The World Bank Group’s climate finance emerged as a de facto pillar of the new global finance goal agreed in 2024 at COP29 to provide a minimum of $300 billion a year for developing countries’ climate action by 2035. In fiscal year 2025 (FY2025) the World Bank delivered $50.8 billion in climate finance, according to its own internal reporting – a record high – demonstrating its growing relevance to the climate finance landscape.
However, the Bank’s expanding role in providing climate finance to developing countries – finance that, under the Paris Agreement, is meant to flow from wealthy countries in line with the principle of common but differentiated responsibilities – has raised concerns among climate justice advocates. A key issue is whether channelling finance through the Bank’s lending structures, done by tagging existing lending as having ‘climate co-benefits’, is meeting the standard of climate finance that advocates have long called for.
In this context, this scorecard assesses the World Bank’s reported climate finance for FY25 across three criteria: (1) proportion of grant-based support; (2) transparency and accountability; and (3) relative alignment of the Bank’s financial instruments with climate finance that is inclusive and people-focused. Given the key focus on adaptation finance at COP30 in Brazil in 2025 – which announced a tripling of adaptation finance by 2030, albeit against an unclear baseline – a case study on the Bank’s provision of adaptation finance is also included in this scorecard.
Overall grade: C-
This grade reflects the Bank’s performance across these three criteria in FY25, highlighting areas of progress but also key gaps in the design and delivery of its climate finance.
- Grant-based finance remains low – Grade D: only 9 per cent of the Bank’s climate finance during FY25 was delivered as grants. This highlights the importance of grant-equivalent counting to avoid overstating support that exacerbates debt burdens and constrains fiscal space for climate action.
- Transparency remains uneven – Grade C: while the Bank has significantly improved disclosure requirements from April 2025 for the International Bank for Reconstruction and Development (IBRD; the Bank’s middle-income country lending arm) and the International Development Association (IDA; its low-income country lending arm) projects – by clarifying how climate finance is accounted for in sub-project components – the International Finance Corporation (IFC; the Bank’s private sector arm) and the Multilateral Investment Guarantee Agency’s (MIGA; its political risk insurance arm) project-level climate finance disclosures remain lacking, with minimal public information provided on how their climate finance figures are calculated.

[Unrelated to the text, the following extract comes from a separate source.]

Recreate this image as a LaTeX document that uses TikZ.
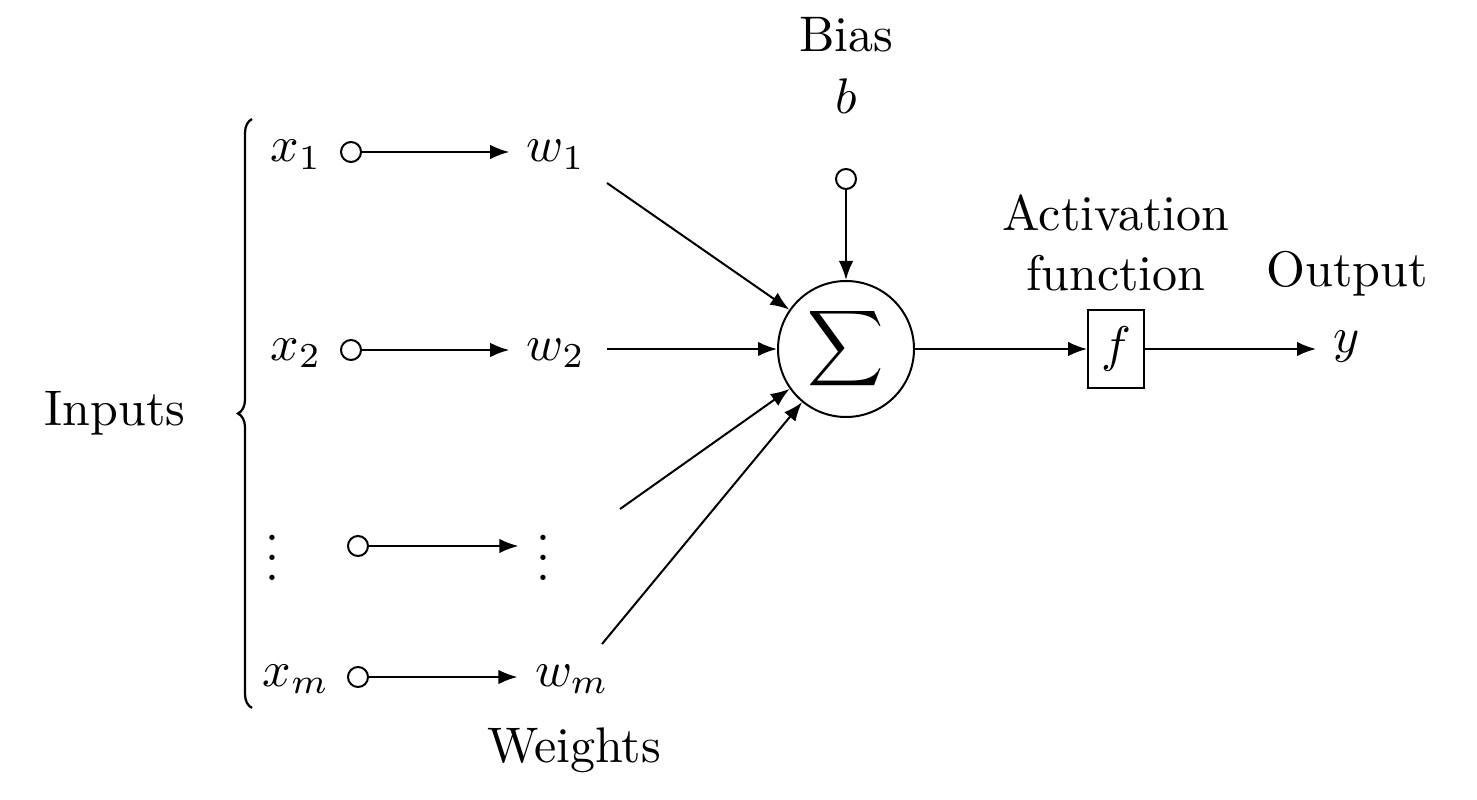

- Policy-based lending raises governance concerns – Grade C: over 25 per cent of IBRD and IDA climate finance is delivered through the Bank’s policy-based lending instrument, i.e., Development Policy Financing (DPF). Because DPF supports policy reforms, rather than funding specific projects, this lending involves key decisions about countries’ economic pathways, yet consultation with citizens is not mandatory. This raises broader concerns about country ownership and the inclusivity of reported climate finance.